── EXTRACTED RECORDS
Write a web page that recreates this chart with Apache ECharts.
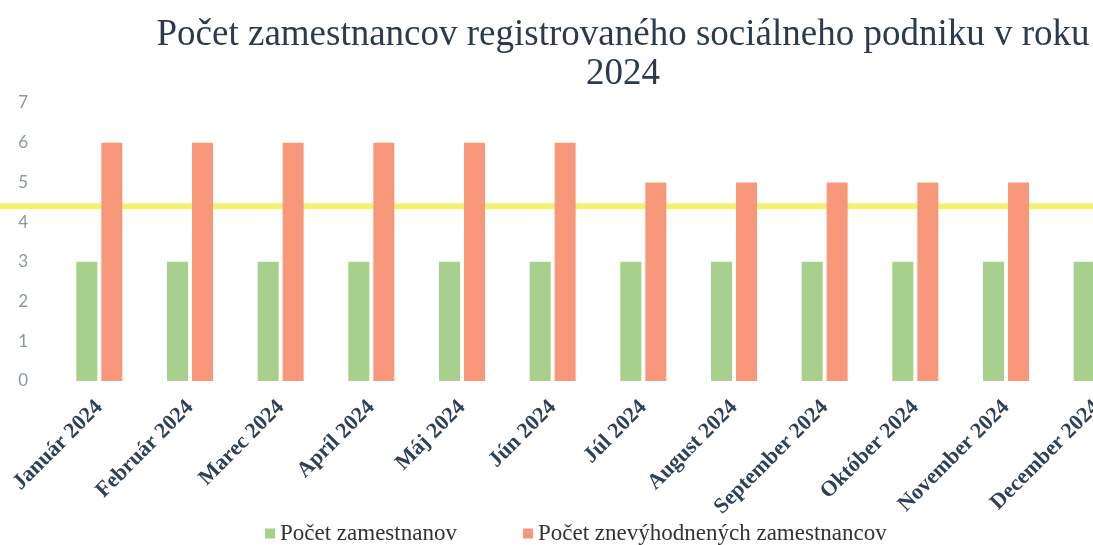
<!DOCTYPE html>
<html lang="sk">
<head>
    <meta charset="UTF-8">
    <title>Počet zamestnancov 2024</title>
    <script src="https://cdn.jsdelivr.net/npm/echarts@6/dist/echarts.min.js"></script>
    <style>
        html, body { margin: 0; padding: 0; background: #ffffff; overflow: hidden; }
        /* chart is a bit wider than the window, the right edge is cut off like in the scan */
        #chart { width: 1160px; height: 545px; }
    </style>
</head>
<body>
    <div id="chart"></div>
    <script>
        // data
        const months = ['Január 2024', 'Február 2024', 'Marec 2024', 'Apríl 2024', 'Máj 2024', 'Jún 2024',
            'Júl 2024', 'August 2024', 'September 2024', 'Október 2024', 'November 2024', 'December 2024'];
        const employees = [3, 3, 3, 3, 3, 3, 3, 3, 3, 3, 3, 3];
        const disadvantaged = [6, 6, 6, 6, 6, 6, 5, 5, 5, 5, 5, 5];
        const threshold = 4.4;
        const yTicks = [0, 1, 2, 3, 4, 5, 6, 7];
        const seriesNames = ['Počet zamestnanov', 'Počet znevýhodnených zamestnancov'];

        const serif = '"Liberation Serif", "Times New Roman", serif';
        const chart = echarts.init(document.getElementById('chart'));

        const option = {
            title: {
                text: 'Počet zamestnancov registrovaného sociálneho podniku v roku\n2024',
                left: 618,
                top: 11,
                textAlign: 'center',
                textStyle: {
                    fontFamily: serif,
                    fontSize: 37,
                    fontWeight: 'normal',
                    color: '#2b3a4e',
                    lineHeight: 39
                }
            },
            legend: [
                {
                    data: [seriesNames[0]],
                    left: 260,
                    bottom: -5,
                    icon: 'rect',
                    itemWidth: 10,
                    itemHeight: 10,
                    itemGap: 4,
                    textStyle: { fontFamily: serif, fontSize: 23, color: '#333' }
                },
                {
                    data: [seriesNames[1]],
                    left: 518,
                    bottom: -5,
                    icon: 'rect',
                    itemWidth: 10,
                    itemHeight: 10,
                    textStyle: { fontFamily: serif, fontSize: 23, color: '#333' }
                }
            ],
            grid: [
                { left: 54, right: 18, top: 103, bottom: 164 },
                // full-width grid just for the yellow line
                { left: 0, right: 0, top: 103, bottom: 164 }
            ],
            xAxis: [
                {
                    type: 'category',
                    data: months,
                    gridIndex: 0,
                    axisLine: { show: false },
                    axisTick: { show: false },
                    axisLabel: {
                        rotate: 45,
                        interval: 0,
                        margin: 23,
                        fontFamily: serif,
                        fontWeight: 'bold',
                        fontSize: 22,
                        color: '#2f4156'
                    }
                },
                { type: 'value', gridIndex: 1, min: 0, max: 1, show: false }
            ],
            yAxis: [
                {
                    type: 'value',
                    gridIndex: 0,
                    min: yTicks[0],
                    max: yTicks[yTicks.length - 1],
                    interval: 1,
                    splitLine: { show: false },
                    axisLine: { show: false },
                    axisTick: { show: false },
                    axisLabel: {
                        margin: 26,
                        fontFamily: 'Lato, "Open Sans", sans-serif',
                        fontSize: 17,
                        color: '#8a97a5'
                    }
                },
                { type: 'value', gridIndex: 1, min: yTicks[0], max: yTicks[yTicks.length - 1], show: false }
            ],
            series: [
                {
                    name: 'threshold',
                    type: 'line',
                    xAxisIndex: 1,
                    yAxisIndex: 1,
                    data: [[0, threshold], [1, threshold]],
                    symbol: 'none',
                    silent: true,
                    z: 1,
                    lineStyle: { color: '#f4f072', width: 6 }
                },
                {
                    name: seriesNames[0],
                    type: 'bar',
                    data: employees,
                    barWidth: 21,
                    barGap: '19%',
                    z: 3,
                    itemStyle: { color: '#a8d08d' }
                },
                {
                    name: seriesNames[1],
                    type: 'bar',
                    data: disadvantaged,
                    barWidth: 21,
                    z: 3,
                    itemStyle: { color: '#f8977a' }
                }
            ]
        };

        chart.setOption(option);
    </script>
</body>
</html>
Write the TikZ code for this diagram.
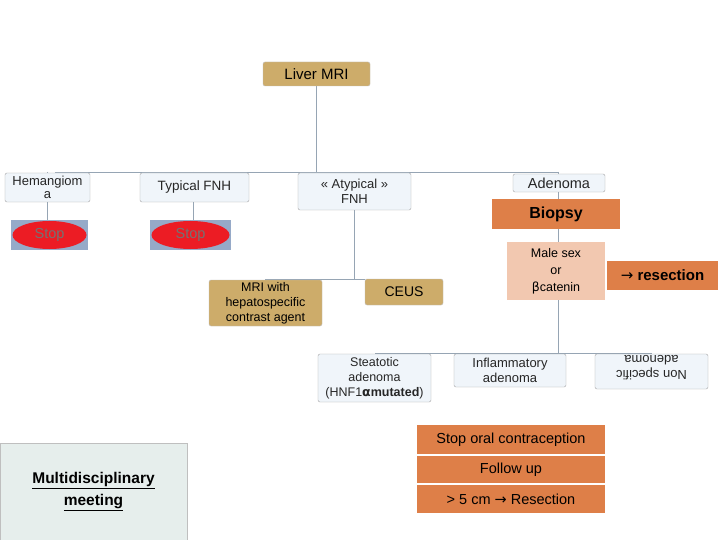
\documentclass[tikz,border=0pt]{standalone}
\usetikzlibrary{shapes.geometric}
\usepackage{fontspec}
\setmainfont{Liberation Sans}
\newfontfamily\dejavu{DejaVu Sans}
\begin{document}
\begin{tikzpicture}[x=1pt,y=-1pt,
  lbox/.style={draw=gray!70, fill={rgb,255:red,240;green,245;blue,250}, rounded corners=2pt, inner sep=0pt, align=center, font=\fontsize{13.5}{14}\selectfont, text=black!85},
  tan/.style={draw=gray!50, fill={rgb,255:red,205;green,172;blue,106}, rounded corners=2pt, inner sep=0pt, align=center, font=\fontsize{13.5}{14}\selectfont},
  orng/.style={fill={rgb,255:red,222;green,127;blue,72}, inner sep=0pt, align=center, font=\fontsize{14.5}{16}\selectfont},
  stopbg/.style={fill={rgb,255:red,150;green,170;blue,200}, inner sep=0pt},
  stopel/.style={ellipse, fill={rgb,255:red,236;green,28;blue,36}, inner sep=0pt, font=\fontsize{14.5}{16}\selectfont, text=black!55},
  ln/.style={draw={rgb,255:red,150;green,165;blue,180}, line width=0.8pt}]
\useasboundingbox (0,0) rectangle (720,540);
\fill[white] (0,0) rectangle (720,540);
% connectors first
\coordinate (hl) at (55,172); \coordinate (hr) at (558,172);
\coordinate (m1) at (316,172);
\draw[ln] (316,86) -- (m1);
\draw[ln] (hl) -- (hr);
\draw[ln] (47,172) -- (47,235);
\draw[ln] (193,172) -- (193,235);
\draw[ln] (354,172) -- (354,279);
\draw[ln] (265,279) -- (365,279);
\draw[ln] (558,172) -- (558,353);
\draw[ln] (375,353) -- (652,353);
% nodes
\node[tan, minimum width=107, minimum height=24, font=\fontsize{15}{16}\selectfont] (mri) at (316.5,74) {Liver MRI};
\node[lbox, minimum width=85, minimum height=29, font=\fontsize{13}{13}\selectfont] (hem) at (47.5,187.5) {Hemangiom\\a};
\node[lbox, minimum width=109, minimum height=29] (tfnh) at (194.5,187.5) {Typical FNH};
\node[lbox, minimum width=113, minimum height=37, font=\fontsize{13}{14.5}\selectfont] (afnh) at (354.5,191.5) {« Atypical »\\FNH};
\node[lbox, minimum width=92, minimum height=18, font=\fontsize{14.5}{15}\selectfont] (aden) at (559,183) {Adenoma};
\node[stopbg, minimum width=77, minimum height=30] (s1bg) at (49.5,235) {};
\node[stopel, minimum width=74, minimum height=28] (s1) at (s1bg) {Stop};
\node[stopbg, minimum width=81, minimum height=30] (s2bg) at (190.5,235) {};
\node[stopel, minimum width=78, minimum height=28] (s2) at (s2bg) {Stop};
\node[tan, minimum width=113, minimum height=46, font=\fontsize{12.5}{15}\selectfont] (mrih) at (265.5,303) {MRI with\\hepatospecific\\contrast agent};
\node[tan, minimum width=78, minimum height=26, font=\fontsize{14}{15}\selectfont] (ceus) at (404,292) {CEUS};
\node[orng, minimum width=128, minimum height=30, font=\fontsize{16}{17}\bfseries] (bio) at (556,214) {Biopsy};
\node[fill={rgb,255:red,242;green,200;blue,176}, inner sep=0pt, align=center, minimum width=98, minimum height=58, font=\fontsize{12.5}{17}\selectfont] (male) at (556,271) {Male sex\\or\\{\dejavu β}catenin};
\node[orng, minimum width=111, minimum height=29, font=\fontsize{15}{16}\bfseries] (res) at (662.5,275.5) {{\dejavu\mdseries →} resection};
\node[lbox, minimum width=113, minimum height=48, font=\fontsize{12.5}{15}\selectfont] (ste) at (374.5,378) {Steatotic\\adenoma\\(HNF1\textbf{{\dejavu α}mutated})};
\node[lbox, minimum width=112, minimum height=33, font=\fontsize{13}{15}\selectfont] (inf) at (510,370.5) {Inflammatory\\adenoma};
\node[lbox, minimum width=113, minimum height=35] (ns) at (651.5,371.5) {};
\node[rotate=180, align=center, font=\fontsize{13}{15}\selectfont, text=black!85] (nst) at (651.5,368) {Non specific\\adenoma};
\node[orng, minimum width=188, minimum height=29] (soc) at (511,439.5) {Stop oral contraception};
\node[orng, minimum width=188, minimum height=27] (fu) at (511,469.5) {Follow up};
\node[orng, minimum width=188, minimum height=28] (gt) at (511,499) {> 5 cm {\dejavu →} Resection};
\node[draw=gray!50, fill={rgb,255:red,230;green,238;blue,236}, minimum width=187, minimum height=97, inner sep=0pt, align=center, font=\fontsize{15.5}{22}\bfseries] (mdm) at (93.5,491.5) {\underline{Multidisciplinary}\\\underline{meeting}};
\end{tikzpicture}
\end{document}
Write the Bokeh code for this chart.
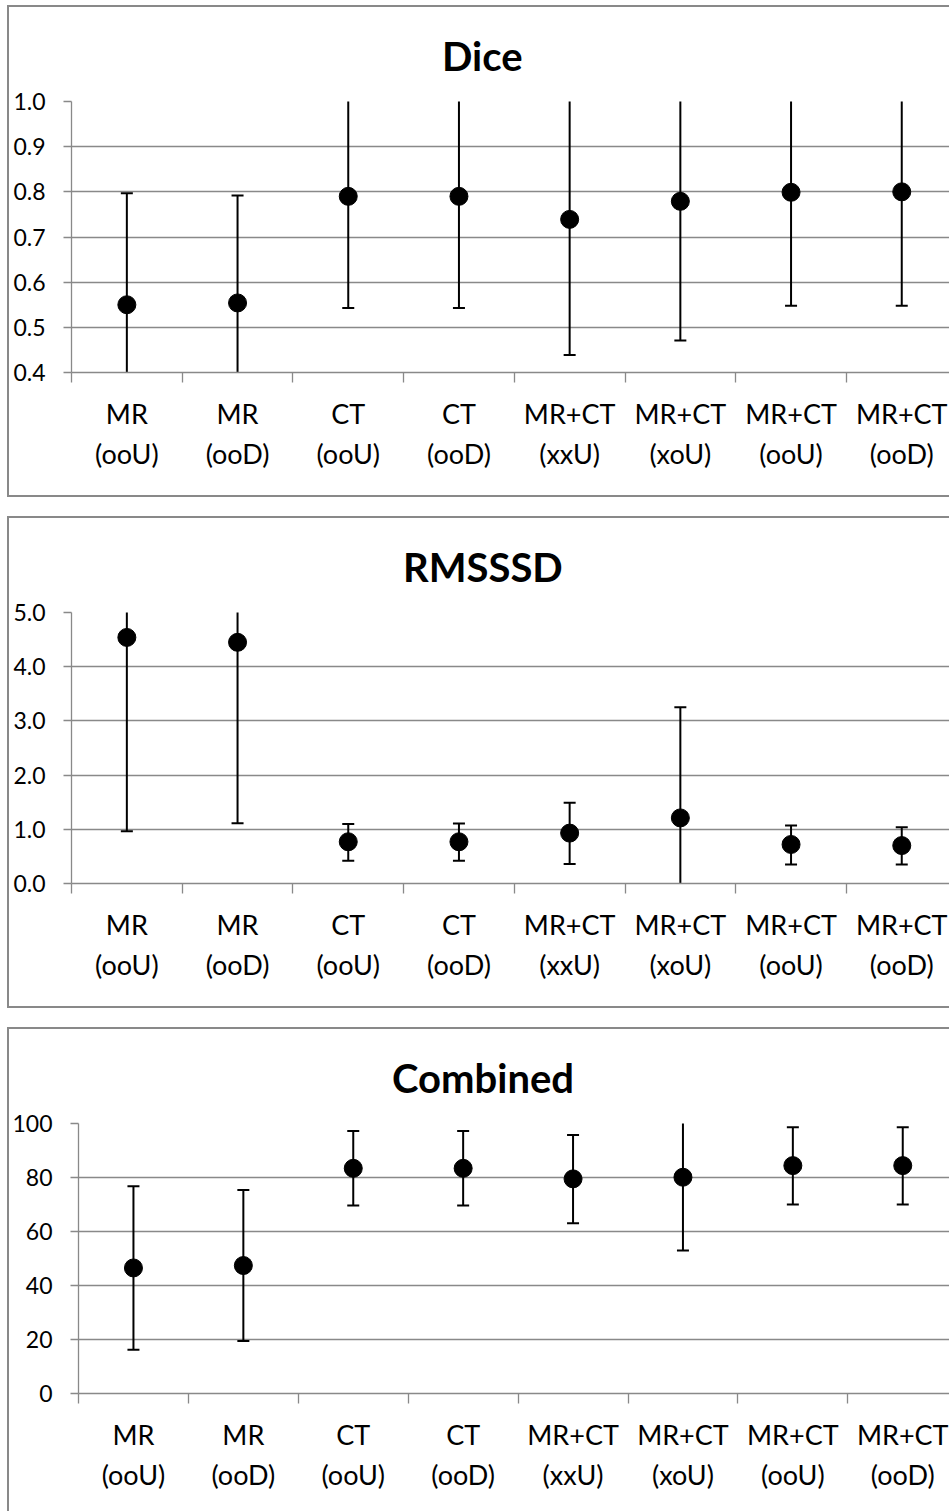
────
WHAT THE TASK ASKS.
Using the listing above, show each line holding the string "with".

FINAL RESULT.
Write a web page that recreates this chart with Apache ECharts.
\node[tan, minimum width=113, minimum height=46, font=\fontsize{12.5}{15}\selectfont] (mrih) at (265.5,303) {MRI with\\hepatospecific\\contrast agent};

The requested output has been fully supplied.